■ Data shown ■
• • •
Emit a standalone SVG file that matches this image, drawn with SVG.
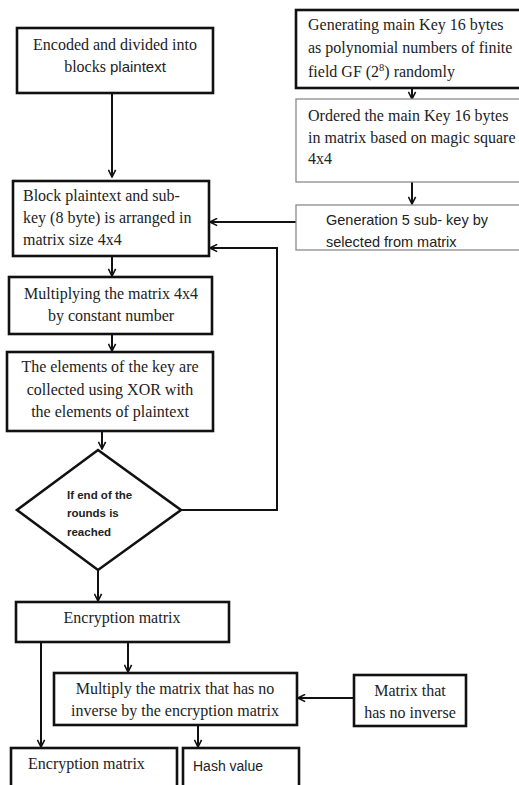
<svg xmlns="http://www.w3.org/2000/svg" width="519" height="785" viewBox="0 0 519 785">
<style>
.thick{fill:#fff;stroke:#111;stroke-width:2.6}
.thin{fill:#fff;stroke:#8a8a8a;stroke-width:1.3}
.serif{font-family:"Liberation Serif","Times New Roman",serif;font-size:16px;fill:#222}
.sans{font-family:"Liberation Sans",Arial,sans-serif;font-size:14.5px;fill:#222}
.bold{font-family:"Liberation Sans",Arial,sans-serif;font-size:11.5px;font-weight:bold;fill:#222}
.c{text-anchor:middle}
.conn{fill:none;stroke:#111;stroke-width:2}
</style>
<defs>
<marker id="ah" viewBox="0 0 10 10" refX="9" refY="5" markerWidth="9" markerHeight="9" markerUnits="userSpaceOnUse" orient="auto">
<path d="M1,1 L9,5 L1,9" fill="none" stroke="#111" stroke-width="1.8"/>
</marker>
</defs>
<rect width="519" height="785" fill="#fff"/>
<g id="connectors">
<path class="conn" d="M112,93 V177" marker-end="url(#ah)"/>
<path class="conn" d="M412,88 V99" marker-end="url(#ah)"/>
<path class="conn" d="M412,182 V204" marker-end="url(#ah)"/>
<path class="conn" d="M296,222 H210" marker-end="url(#ah)"/>
<path class="conn" d="M112,256 V276" marker-end="url(#ah)"/>
<path class="conn" d="M112,334 V351" marker-end="url(#ah)"/>
<path class="conn" d="M102,431 V449" marker-end="url(#ah)"/>
<path class="conn" d="M181,510 H277 V248 H210" marker-end="url(#ah)"/>
<path class="conn" d="M98,570 V601" marker-end="url(#ah)"/>
<path class="conn" d="M41,642 V747" marker-end="url(#ah)"/>
<path class="conn" d="M128,642 V672" marker-end="url(#ah)"/>
<path class="conn" d="M354,698 H298" marker-end="url(#ah)"/>
<path class="conn" d="M198,725 V747" marker-end="url(#ah)"/>
</g>
<g id="n1">
<rect class="thick" x="17" y="28" width="196" height="65"/>
<text class="serif c" x="115" y="50">Encoded and divided into</text>
<text class="serif c" x="115" y="72">blocks <tspan class="sans" style="font-size:15px">plaintext</tspan></text>
</g>
<g id="n2">
<rect class="thick" x="296" y="10" width="226" height="78"/>
<text class="serif" x="308" y="30">Generating main Key 16 bytes</text>
<text class="serif" x="308" y="53">as polynomial numbers of finite</text>
<text class="serif" x="308" y="77">field GF (2<tspan dy="-6" style="font-size:10.5px">8</tspan><tspan dy="6">) randomly</tspan></text>
</g>
<g id="n3">
<rect class="thin" x="296" y="99" width="226" height="83"/>
<text class="serif" x="308" y="121">Ordered the main Key 16 bytes</text>
<text class="serif" x="308" y="143">in matrix based on magic square</text>
<text class="serif" x="308" y="164">4x4</text>
</g>
<g id="n4">
<rect class="thin" x="296" y="205" width="226" height="45"/>
<text class="sans" x="326" y="225">Generation 5 sub- key by</text>
<text class="sans" x="326" y="247">selected from matrix</text>
</g>
<g id="n5">
<rect class="thick" x="13" y="181" width="196" height="75"/>
<text class="serif" x="23" y="201">Block plaintext and sub-</text>
<text class="serif" x="23" y="223">key (8 byte) is arranged in</text>
<text class="serif" x="23" y="245">matrix size 4x4</text>
</g>
<g id="n6">
<rect class="thick" x="9" y="277" width="203" height="57"/>
<text class="serif c" x="111" y="299">Multiplying the matrix 4x4</text>
<text class="serif c" x="111" y="321">by constant number</text>
</g>
<g id="n7">
<rect class="thick" x="7" y="352" width="206" height="79"/>
<text class="serif c" x="110" y="372">The elements of the key are</text>
<text class="serif c" x="110" y="395">collected using XOR with</text>
<text class="serif c" x="110" y="417">the elements of plaintext</text>
</g>
<g id="n8">
<polygon class="thick" points="98,450 181,510 98,570 17,510"/>
<text class="bold" x="67" y="499">If end of the</text>
<text class="bold" x="67" y="517">rounds is</text>
<text class="bold" x="67" y="536">reached</text>
</g>
<g id="n9">
<rect class="thick" x="16" y="602" width="213" height="40"/>
<text class="serif c" x="122" y="623">Encryption matrix</text>
</g>
<g id="n10">
<rect class="thick" x="54" y="673" width="243" height="52"/>
<text class="serif c" x="175" y="694">Multiply the matrix that has no</text>
<text class="serif c" x="175" y="716">inverse by the encryption matrix</text>
</g>
<g id="n11">
<rect class="thick" x="354" y="675" width="112" height="51"/>
<text class="serif c" x="410" y="696">Matrix that</text>
<text class="serif c" x="410" y="718">has no inverse</text>
</g>
<g id="n12">
<rect class="thick" x="11" y="748" width="166" height="40"/>
<text class="serif" x="28" y="769">Encryption matrix</text>
</g>
<g id="n13">
<rect class="thick" x="183" y="748" width="116" height="40"/>
<text class="sans" x="193" y="771" style="font-size:14px">Hash value</text>
</g>
</svg>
• • •
■ Problem requirements ■
Restate the listing above word for word, and skip the pictures.

■ Solution for this exercise ■
Emit a standalone SVG file that matches this image, drawn with SVG.
<svg xmlns="http://www.w3.org/2000/svg" width="519" height="785" viewBox="0 0 519 785">
<style>
.thick{fill:#fff;stroke:#111;stroke-width:2.6}
.thin{fill:#fff;stroke:#8a8a8a;stroke-width:1.3}
.serif{font-family:"Liberation Serif","Times New Roman",serif;font-size:16px;fill:#222}
.sans{font-family:"Liberation Sans",Arial,sans-serif;font-size:14.5px;fill:#222}
.bold{font-family:"Liberation Sans",Arial,sans-serif;font-size:11.5px;font-weight:bold;fill:#222}
.c{text-anchor:middle}
.conn{fill:none;stroke:#111;stroke-width:2}
</style>
<defs>
<marker id="ah" viewBox="0 0 10 10" refX="9" refY="5" markerWidth="9" markerHeight="9" markerUnits="userSpaceOnUse" orient="auto">
<path d="M1,1 L9,5 L1,9" fill="none" stroke="#111" stroke-width="1.8"/>
</marker>
</defs>
<rect width="519" height="785" fill="#fff"/>
<g id="connectors">
<path class="conn" d="M112,93 V177" marker-end="url(#ah)"/>
<path class="conn" d="M412,88 V99" marker-end="url(#ah)"/>
<path class="conn" d="M412,182 V204" marker-end="url(#ah)"/>
<path class="conn" d="M296,222 H210" marker-end="url(#ah)"/>
<path class="conn" d="M112,256 V276" marker-end="url(#ah)"/>
<path class="conn" d="M112,334 V351" marker-end="url(#ah)"/>
<path class="conn" d="M102,431 V449" marker-end="url(#ah)"/>
<path class="conn" d="M181,510 H277 V248 H210" marker-end="url(#ah)"/>
<path class="conn" d="M98,570 V601" marker-end="url(#ah)"/>
<path class="conn" d="M41,642 V747" marker-end="url(#ah)"/>
<path class="conn" d="M128,642 V672" marker-end="url(#ah)"/>
<path class="conn" d="M354,698 H298" marker-end="url(#ah)"/>
<path class="conn" d="M198,725 V747" marker-end="url(#ah)"/>
</g>
<g id="n1">
<rect class="thick" x="17" y="28" width="196" height="65"/>
<text class="serif c" x="115" y="50">Encoded and divided into</text>
<text class="serif c" x="115" y="72">blocks <tspan class="sans" style="font-size:15px">plaintext</tspan></text>
</g>
<g id="n2">
<rect class="thick" x="296" y="10" width="226" height="78"/>
<text class="serif" x="308" y="30">Generating main Key 16 bytes</text>
<text class="serif" x="308" y="53">as polynomial numbers of finite</text>
<text class="serif" x="308" y="77">field GF (2<tspan dy="-6" style="font-size:10.5px">8</tspan><tspan dy="6">) randomly</tspan></text>
</g>
<g id="n3">
<rect class="thin" x="296" y="99" width="226" height="83"/>
<text class="serif" x="308" y="121">Ordered the main Key 16 bytes</text>
<text class="serif" x="308" y="143">in matrix based on magic square</text>
<text class="serif" x="308" y="164">4x4</text>
</g>
<g id="n4">
<rect class="thin" x="296" y="205" width="226" height="45"/>
<text class="sans" x="326" y="225">Generation 5 sub- key by</text>
<text class="sans" x="326" y="247">selected from matrix</text>
</g>
<g id="n5">
<rect class="thick" x="13" y="181" width="196" height="75"/>
<text class="serif" x="23" y="201">Block plaintext and sub-</text>
<text class="serif" x="23" y="223">key (8 byte) is arranged in</text>
<text class="serif" x="23" y="245">matrix size 4x4</text>
</g>
<g id="n6">
<rect class="thick" x="9" y="277" width="203" height="57"/>
<text class="serif c" x="111" y="299">Multiplying the matrix 4x4</text>
<text class="serif c" x="111" y="321">by constant number</text>
</g>
<g id="n7">
<rect class="thick" x="7" y="352" width="206" height="79"/>
<text class="serif c" x="110" y="372">The elements of the key are</text>
<text class="serif c" x="110" y="395">collected using XOR with</text>
<text class="serif c" x="110" y="417">the elements of plaintext</text>
</g>
<g id="n8">
<polygon class="thick" points="98,450 181,510 98,570 17,510"/>
<text class="bold" x="67" y="499">If end of the</text>
<text class="bold" x="67" y="517">rounds is</text>
<text class="bold" x="67" y="536">reached</text>
</g>
<g id="n9">
<rect class="thick" x="16" y="602" width="213" height="40"/>
<text class="serif c" x="122" y="623">Encryption matrix</text>
</g>
<g id="n10">
<rect class="thick" x="54" y="673" width="243" height="52"/>
<text class="serif c" x="175" y="694">Multiply the matrix that has no</text>
<text class="serif c" x="175" y="716">inverse by the encryption matrix</text>
</g>
<g id="n11">
<rect class="thick" x="354" y="675" width="112" height="51"/>
<text class="serif c" x="410" y="696">Matrix that</text>
<text class="serif c" x="410" y="718">has no inverse</text>
</g>
<g id="n12">
<rect class="thick" x="11" y="748" width="166" height="40"/>
<text class="serif" x="28" y="769">Encryption matrix</text>
</g>
<g id="n13">
<rect class="thick" x="183" y="748" width="116" height="40"/>
<text class="sans" x="193" y="771" style="font-size:14px">Hash value</text>
</g>
</svg>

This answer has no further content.